La bogue contient deux ou trois châtaignes . / ©S. Morgenthaler

Ces fruits d’automne ont nourri nos ancêtres durant des siècles. Leur farine (qui ne contient pas de gluten) est délicieuse. Les châtaignes séchées (qui deviennent dures comme une pierre) sont si pratiques. Elles se conservent longuement et la cuisson, faite après quelques heures de trempage, leur permet de retrouver leur forme initiale. Elles seront bonnes cuites à l’eau dans leur enveloppe, ou grillées, au four ou dans une poêle spéciale à trous.

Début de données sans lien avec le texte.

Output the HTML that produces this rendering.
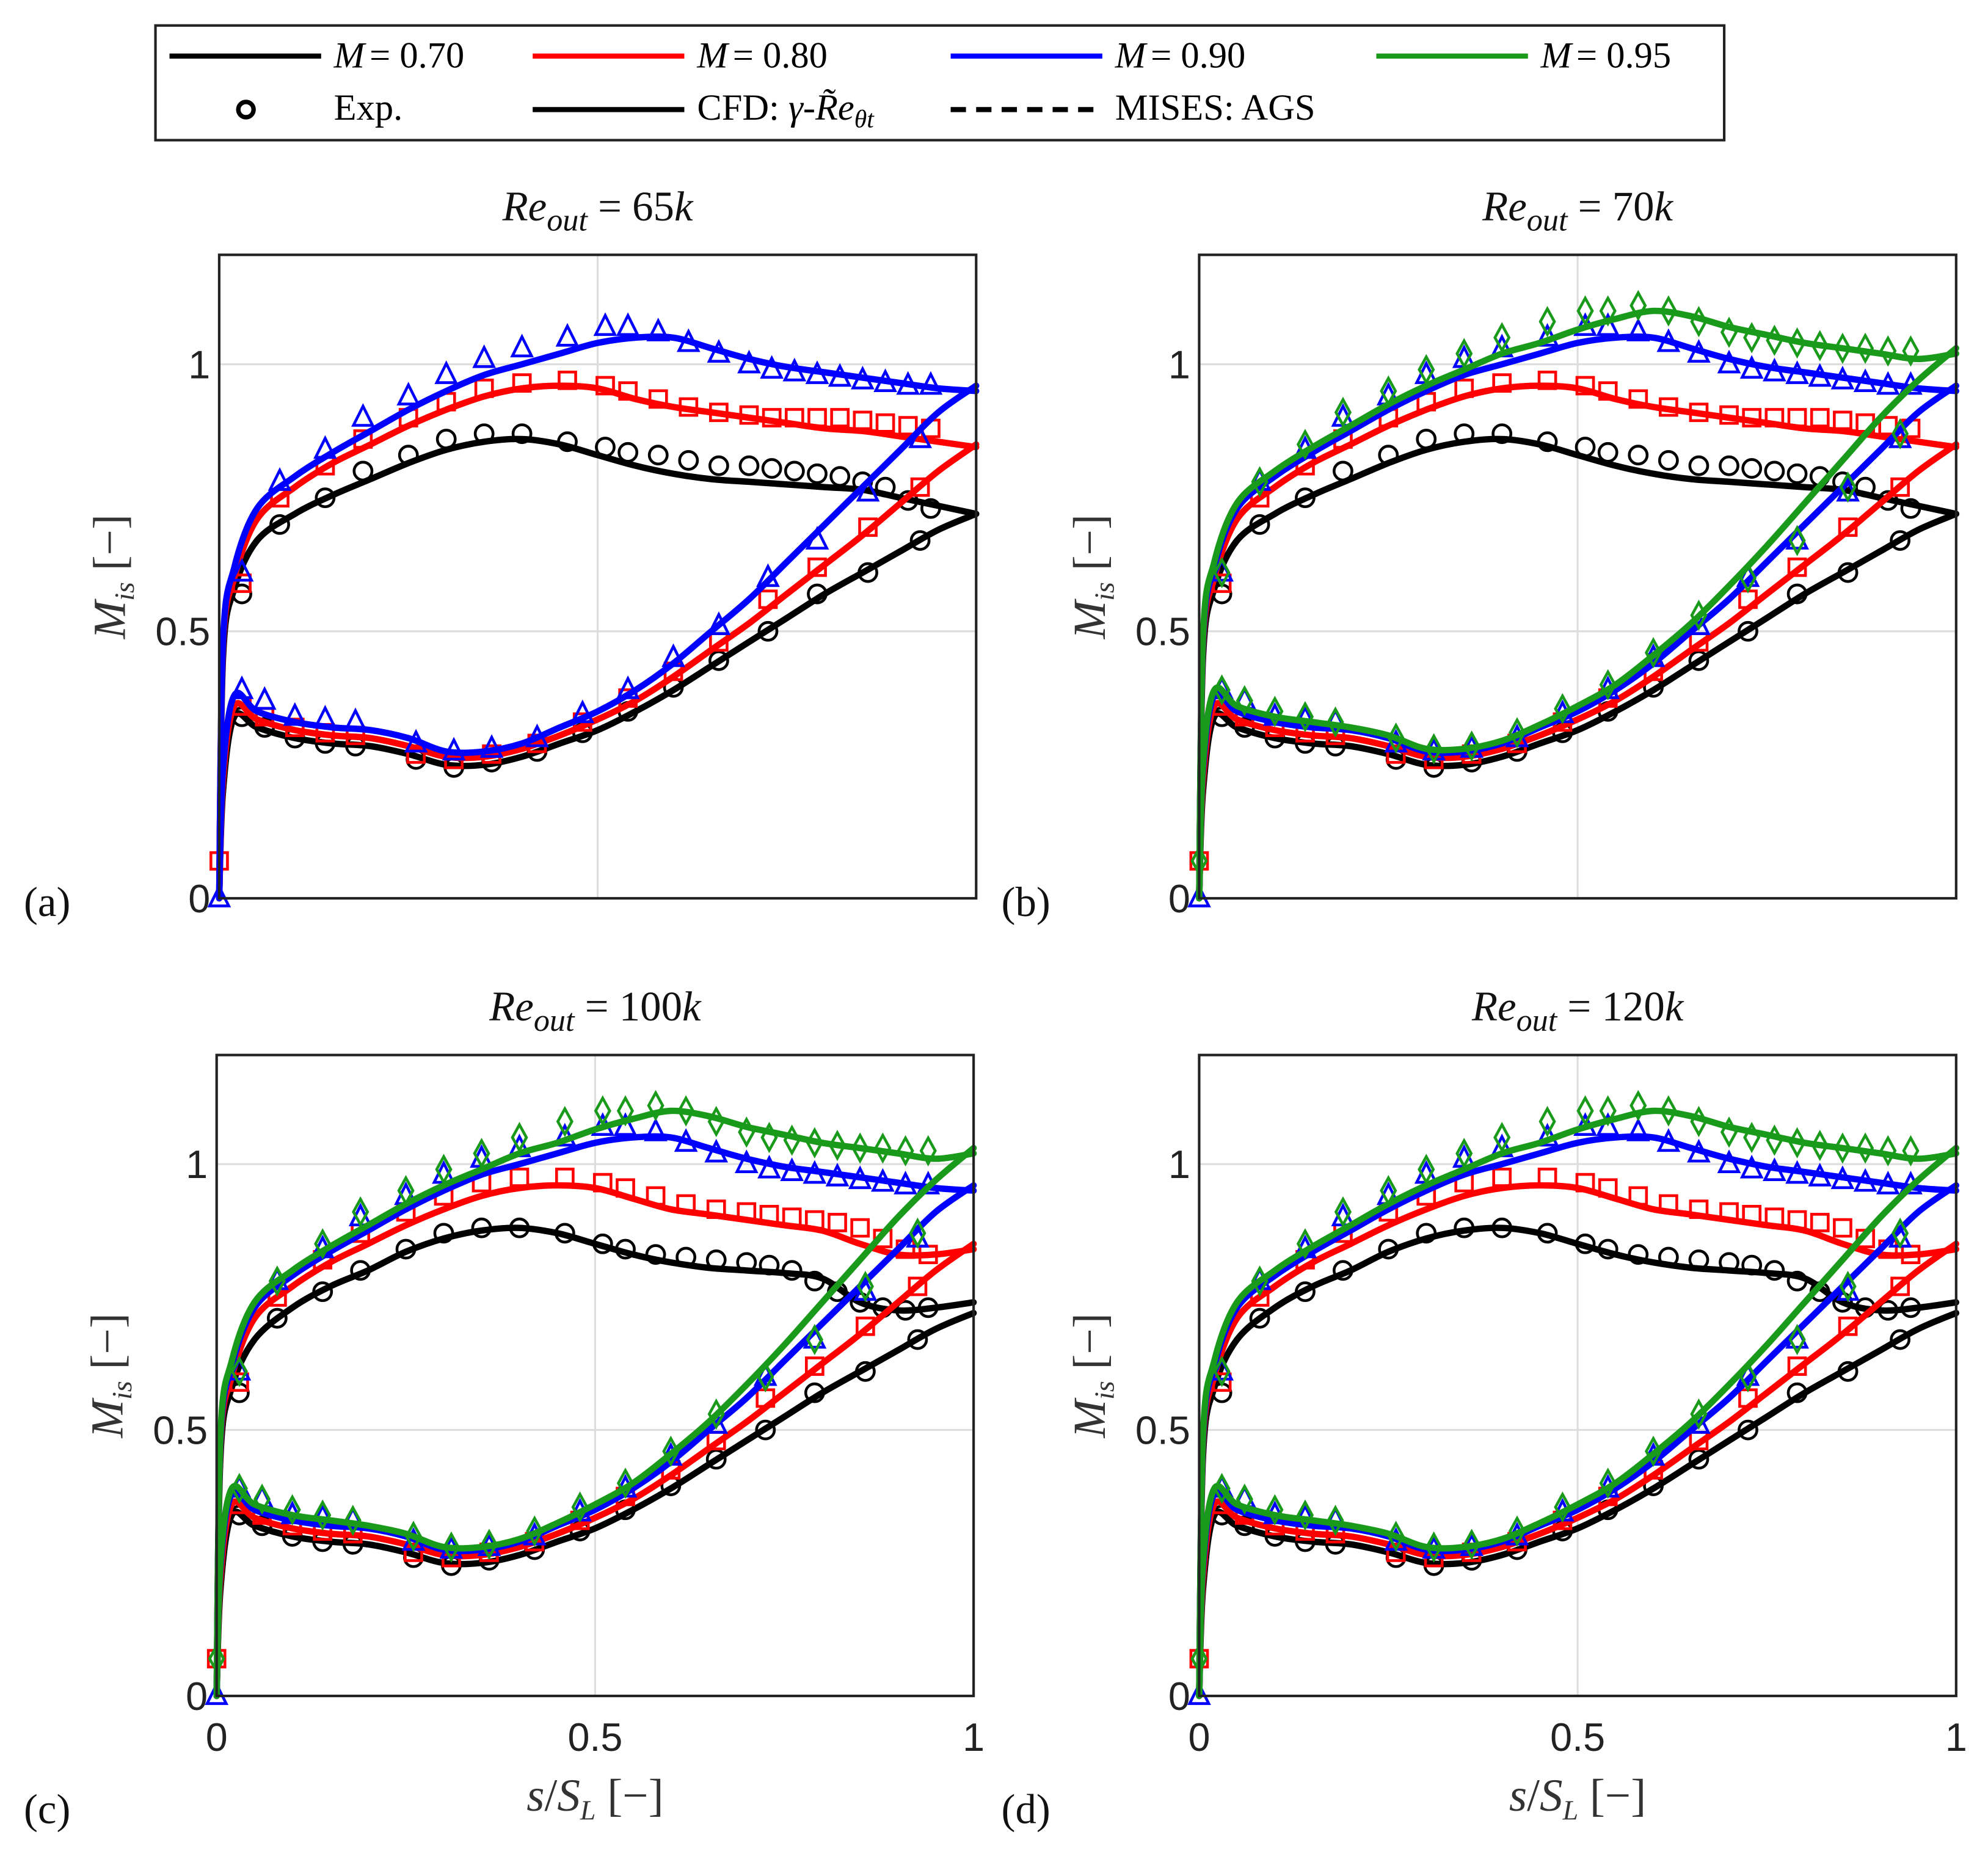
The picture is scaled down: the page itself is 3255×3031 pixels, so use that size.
<!DOCTYPE html>
<html><head><meta charset="utf-8"><style>
html,body{margin:0;padding:0;background:#fff}
svg{display:block}
</style></head><body>
<svg id="fig" width="3255" height="3031" viewBox="0 0 1560 1452.7" preserveAspectRatio="none" xmlns="http://www.w3.org/2000/svg">
<rect x="0" y="0" width="1560" height="1453" fill="#fff"/>
<g font-family="Liberation Serif, serif" font-size="29">
<rect x="122" y="20" width="1231" height="90" fill="#fff" stroke="#222" stroke-width="2"/>
<g><line x1="133" y1="44" x2="252" y2="44" stroke="#000" stroke-width="4"/><text x="262" y="53" font-style="italic">M</text><text x="290" y="53">= 0.70</text></g>
<g><line x1="418" y1="44" x2="537" y2="44" stroke="#f00" stroke-width="4"/><text x="547" y="53" font-style="italic">M</text><text x="575" y="53">= 0.80</text></g>
<g><line x1="746" y1="44" x2="865" y2="44" stroke="#00f" stroke-width="4"/><text x="875" y="53" font-style="italic">M</text><text x="903" y="53">= 0.90</text></g>
<g><line x1="1080" y1="44" x2="1199" y2="44" stroke="#1a9a1a" stroke-width="4"/><text x="1209" y="53" font-style="italic">M</text><text x="1237" y="53">= 0.95</text></g>
<g><circle cx="193" cy="86" r="6" fill="none" stroke="#000" stroke-width="3.5"/><text x="262" y="94">Exp.</text></g>
<g><line x1="418" y1="86" x2="537" y2="86" stroke="#000" stroke-width="4"/><text x="547" y="94">CFD: <tspan font-style="italic">γ-R̃e</tspan><tspan font-style="italic" font-size="20" dy="6">θt</tspan></text></g>
<g><line x1="746" y1="86" x2="865" y2="86" stroke="#000" stroke-width="4" stroke-dasharray="12,8"/><text x="875" y="94">MISES: AGS</text></g>
</g>
</svg>
<script>
// ---- data ----
const xsCFD=[0,0.005,0.02,0.05,0.1,0.15,0.2,0.25,0.3,0.35,0.4,0.45,0.5,0.55,0.6,0.65,0.7,0.75,0.8,0.85,0.9,0.95,1];
const cfdSucBlackLo=[0,0.45,0.58,0.67,0.72,0.755,0.785,0.815,0.84,0.855,0.86,0.85,0.83,0.81,0.795,0.785,0.78,0.775,0.77,0.765,0.75,0.735,0.72];
const cfdSucRedLo=[0,0.47,0.60,0.71,0.77,0.815,0.85,0.885,0.915,0.94,0.955,0.96,0.955,0.935,0.92,0.91,0.90,0.89,0.88,0.875,0.865,0.855,0.845];
const cfdSucBlackHi=[0,0.45,0.58,0.67,0.73,0.77,0.80,0.835,0.86,0.875,0.88,0.87,0.85,0.83,0.815,0.805,0.80,0.795,0.785,0.74,0.725,0.73,0.74];
const cfdSucRedHi=[0,0.47,0.60,0.71,0.77,0.815,0.85,0.885,0.915,0.94,0.955,0.96,0.955,0.935,0.915,0.905,0.895,0.885,0.875,0.85,0.83,0.83,0.84];
const cfdSucBlue=[0,0.48,0.62,0.73,0.79,0.835,0.875,0.915,0.95,0.98,1.0,1.02,1.04,1.05,1.05,1.03,1.01,0.995,0.985,0.975,0.965,0.955,0.95];
const cfdSucGreen=[0,0.49,0.63,0.74,0.80,0.845,0.885,0.925,0.96,0.99,1.02,1.04,1.065,1.085,1.10,1.09,1.07,1.055,1.04,1.03,1.02,1.01,1.02];
const cfdPreBlack=[0,0.2,0.34,0.32,0.30,0.29,0.285,0.27,0.25,0.25,0.265,0.29,0.315,0.35,0.39,0.435,0.48,0.525,0.57,0.61,0.65,0.69,0.72];
const cfdPreRed=[0,0.22,0.36,0.335,0.315,0.305,0.30,0.285,0.265,0.265,0.28,0.305,0.335,0.37,0.415,0.465,0.515,0.57,0.625,0.68,0.74,0.80,0.85];
const cfdPreBlue=[0,0.24,0.38,0.35,0.33,0.32,0.315,0.30,0.275,0.275,0.29,0.32,0.35,0.39,0.44,0.50,0.56,0.63,0.70,0.77,0.84,0.91,0.96];
const cfdPreGreen=[0,0.25,0.39,0.36,0.34,0.33,0.32,0.305,0.28,0.28,0.295,0.325,0.36,0.40,0.455,0.515,0.585,0.66,0.74,0.82,0.90,0.97,1.03];
const xsExpSuc=[0.03,0.08,0.14,0.19,0.25,0.30,0.35,0.40,0.46,0.51,0.54,0.58,0.62,0.66,0.70,0.73,0.76,0.79,0.82,0.85,0.88,0.91,0.94];
const expSucBlackLo=[0.57,0.70,0.75,0.80,0.83,0.86,0.87,0.87,0.855,0.845,0.835,0.83,0.82,0.81,0.81,0.805,0.80,0.795,0.79,0.78,0.77,0.745,0.73];
const expSucRedLo=[0.59,0.75,0.81,0.86,0.90,0.93,0.955,0.965,0.97,0.96,0.95,0.935,0.92,0.91,0.905,0.90,0.90,0.90,0.90,0.895,0.89,0.885,0.88];
const expSucBlackHi=[0.57,0.71,0.76,0.80,0.84,0.87,0.88,0.88,0.87,0.85,0.84,0.83,0.825,0.82,0.815,0.81,0.80,0.78,0.76,0.74,0.73,0.725,0.73];
const expSucRedHi=[0.59,0.75,0.82,0.87,0.91,0.94,0.965,0.975,0.975,0.965,0.955,0.94,0.925,0.915,0.91,0.905,0.90,0.895,0.89,0.88,0.86,0.84,0.83];
const expSucBlue=[0.61,0.78,0.84,0.90,0.94,0.98,1.01,1.03,1.05,1.07,1.07,1.06,1.04,1.02,1.0,0.99,0.985,0.98,0.975,0.97,0.965,0.96,0.96];
const expSucGreen=[0.61,0.78,0.85,0.91,0.95,0.99,1.02,1.05,1.08,1.10,1.10,1.11,1.10,1.08,1.06,1.05,1.045,1.04,1.035,1.03,1.03,1.025,1.025];
const xsExpPre=[0.03,0.06,0.10,0.14,0.18,0.26,0.31,0.36,0.42,0.48,0.54,0.60,0.66,0.725,0.79,0.857,0.926];
const expPreBlack=[0.34,0.32,0.30,0.29,0.285,0.26,0.245,0.255,0.275,0.31,0.35,0.395,0.445,0.50,0.57,0.61,0.67];
const expPreRed=[0.36,0.34,0.32,0.31,0.305,0.27,0.26,0.27,0.29,0.33,0.375,0.425,0.48,0.56,0.62,0.695,0.77];
const expPreBlue=[0.39,0.37,0.34,0.335,0.33,0.29,0.275,0.28,0.30,0.345,0.39,0.45,0.51,0.60,0.67,0.76,0.86];
const expPreGreen=[0.39,0.37,0.35,0.34,0.33,0.30,0.28,0.285,0.31,0.355,0.40,0.46,0.53,0.60,0.67,0.77,0.87];
const expLE=[0.0,0.07,0.0,0.07];
const panelTitles=["65k","70k","100k","120k"];
const panelLetters=["(a)","(b)","(c)","(d)"];
const yTicks=[0,0.5,1];
const xTickLabels=["0","0.5","1"];
const xTicks=[0,0.5,1];

const NS="http://www.w3.org/2000/svg";
const svg=document.getElementById('fig');
function mk(t,a,p){const e=document.createElementNS(NS,t);for(const k in a)e.setAttribute(k,a[k]);(p||svg).appendChild(e);return e;}
function smooth(P){let d='M'+P[0][0].toFixed(1)+','+P[0][1].toFixed(1);
 for(let i=0;i<P.length-1;i++){const p0=P[Math.max(0,i-1)],p1=P[i],p2=P[i+1],p3=P[Math.min(P.length-1,i+2)];
  const c1=[p1[0]+(p2[0]-p0[0])/6,p1[1]+(p2[1]-p0[1])/6],c2=[p2[0]-(p3[0]-p1[0])/6,p2[1]-(p3[1]-p1[1])/6];
  d+='C'+c1.map(v=>v.toFixed(1)).join(',')+' '+c2.map(v=>v.toFixed(1)).join(',')+' '+p2[0].toFixed(1)+','+p2[1].toFixed(1);}
 return d;}
const colors={black:"#000",red:"#f00",blue:"#00f",green:"#1a9a1a"};
const panels=[
 {x0:172,y0:200,x1:766,y1:705,hi:false,green:false},
 {x0:941,y0:200,x1:1535,y1:705,hi:false,green:true},
 {x0:170,y0:828,x1:764,y1:1331,hi:true,green:true},
 {x0:941,y0:828,x1:1535,y1:1331,hi:true,green:true}];
const YMAX=1.205;
panels.forEach((P,i)=>{
 const g=mk('g',{});
 
 
 const X=v=>P.x0+v*(P.x1-P.x0);
 const Y=v=>P.y1-v/YMAX*(P.y1-P.y0);
 xTicks.slice(1,2).forEach(t=>{const l=mk('line',{x1:X(t),x2:X(t),y1:P.y0,y2:P.y1,stroke:"#ddd","stroke-width":1.5},g);});
 yTicks.slice(1).forEach(t=>{const l=mk('line',{x1:P.x0,x2:P.x1,y1:Y(t),y2:Y(t),stroke:"#ddd","stroke-width":1.5},g);});
 yTicks.forEach(t=>{const tx=mk('text',{x:P.x0-7,y:Y(t)+11,"text-anchor":"end","font-family":"Liberation Sans, sans-serif","font-size":31,fill:"#222"},g);tx.textContent=String(t);});
 if(i>=2){xTicks.forEach((t,k)=>{const tx=mk('text',{x:X(t),y:P.y1+43,"text-anchor":"middle","font-family":"Liberation Sans, sans-serif","font-size":31,fill:"#222"},g);tx.textContent=xTickLabels[k];});
  const xl=mk('text',{x:(P.x0+P.x1)/2,y:P.y1+90,"text-anchor":"middle","font-family":"Liberation Serif, serif","font-size":36,fill:"#333"},g);
  xl.innerHTML='<tspan font-style="italic">s</tspan>/<tspan font-style="italic">S</tspan><tspan font-size="22" dy="7" font-style="italic">L</tspan><tspan dy="-7"> [−]</tspan>';
  }
 const cy=(P.y0+P.y1)/2;
 const yl=mk('text',{x:0,y:0,transform:`translate(${P.x0-74},${cy}) rotate(-90)`,"text-anchor":"middle","font-family":"Liberation Serif, serif","font-size":36,fill:"#333"},g);
 yl.innerHTML='<tspan font-style="italic">M</tspan><tspan font-size="22" dy="7" font-style="italic">is</tspan><tspan dy="-7">  [−]</tspan>';
 
 const ti=mk('text',{x:(P.x0+P.x1)/2,y:P.y0-27,"text-anchor":"middle","font-family":"Liberation Serif, serif","font-size":33,fill:"#111"},g);
 ti.innerHTML='<tspan font-style="italic">Re</tspan><tspan font-style="italic" font-size="25" dy="8">out</tspan><tspan dy="-8"> = '+panelTitles[i].slice(0,-1)+'</tspan><tspan font-style="italic">k</tspan>';
 
 const le=mk('text',{x:i%2?805:37,y:P.y1+(i>=2?100:14),"text-anchor":"middle","font-family":"Liberation Serif, serif","font-size":33,fill:"#111"},g);
 le.textContent=panelLetters[i];
 const series=[
  {c:'black',suc:P.hi?cfdSucBlackHi:cfdSucBlackLo,pre:cfdPreBlack,es:P.hi?expSucBlackHi:expSucBlackLo,ep:expPreBlack,m:'circle',le:null},
  {c:'red',suc:P.hi?cfdSucRedHi:cfdSucRedLo,pre:cfdPreRed,es:P.hi?expSucRedHi:expSucRedLo,ep:expPreRed,m:'square',le:expLE[1]},
  {c:'blue',suc:cfdSucBlue,pre:cfdPreBlue,es:expSucBlue,ep:expPreBlue,m:'triangle',le:expLE[2]}];
 if(P.green)series.push({c:'green',suc:cfdSucGreen,pre:cfdPreGreen,es:expSucGreen,ep:expPreGreen,m:'diamond',le:expLE[3]});
 series.forEach(s=>{
  const col=colors[s.c];
  [s.suc,s.pre].forEach((arr,k)=>{
   const pts=arr.map((v,j)=>[X(xsCFD[j]),Y(v)]);
   const p=mk('path',{d:smooth(pts),fill:'none',stroke:col,'stroke-width':5,'stroke-linejoin':'round','stroke-linecap':'round'},g);
   
   
  });
  const pts=[];
  s.es.forEach((v,j)=>pts.push([xsExpSuc[j],v]));
  s.ep.forEach((v,j)=>pts.push([xsExpPre[j],v]));
  if(s.le!==null)pts.push([0,s.le]);
  pts.forEach(([xv,yv])=>{
   const cx=X(xv),cy2=Y(yv);let e;
   const st={fill:'none',stroke:col,'stroke-width':2.2};
   if(s.m==='circle')e=mk('circle',Object.assign({cx:cx,cy:cy2,r:7},st),g);
   else if(s.m==='square')e=mk('rect',Object.assign({x:cx-6.5,y:cy2-6.5,width:13,height:13},st),g);
   else if(s.m==='triangle')e=mk('path',Object.assign({d:`M${cx},${cy2-9}L${cx+7.5},${cy2+6}L${cx-7.5},${cy2+6}Z`},st),g);
   else e=mk('path',Object.assign({d:`M${cx},${cy2-10}L${cx+5.5},${cy2}L${cx},${cy2+10}L${cx-5.5},${cy2}Z`},st),g);
   
   
  });
 });
 const fr=mk('rect',{x:P.x0,y:P.y0,width:P.x1-P.x0,height:P.y1-P.y0,fill:'none',stroke:'#222','stroke-width':2},g);
 
});
</script>
</body></html>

On n’oubliera pas, lorsque l’hiver sera là, combien le chou rouge sera ennobli par les châtaignes. Et, à l’approche des fêtes, les volailles farcies, l’oie de la Saint-Martin ou la dinde de Noël ne rechigneront pas devant l’ajout de châtaignes.

Heureux temps des châtaignes !
Scheeni Keschtezitt !

L’info en plus

La châtaigne n’est pas un féculent, ni un oléagineux, mais un akène, disent les botanistes.
Mieux vaut ne pas « se prendre une châtaigne », car cela correspond à un coup de poing. Dans le Midi, la châtaigne est parfois appelée castagne. Le terme désigne aussi la bagarre.
En Corse, être comparée à une châtaigne n’est pas flatteur, car cela signifie « être belle à l’extérieur et gâtée dedans ».

Le nom de Châtenois, vient du latin castinetum qui signifie châtaignier. En alsacien, le nom de cette commune du Centre Alsace est « Keschteholz », ce qui signifie « bois de châtaignier ».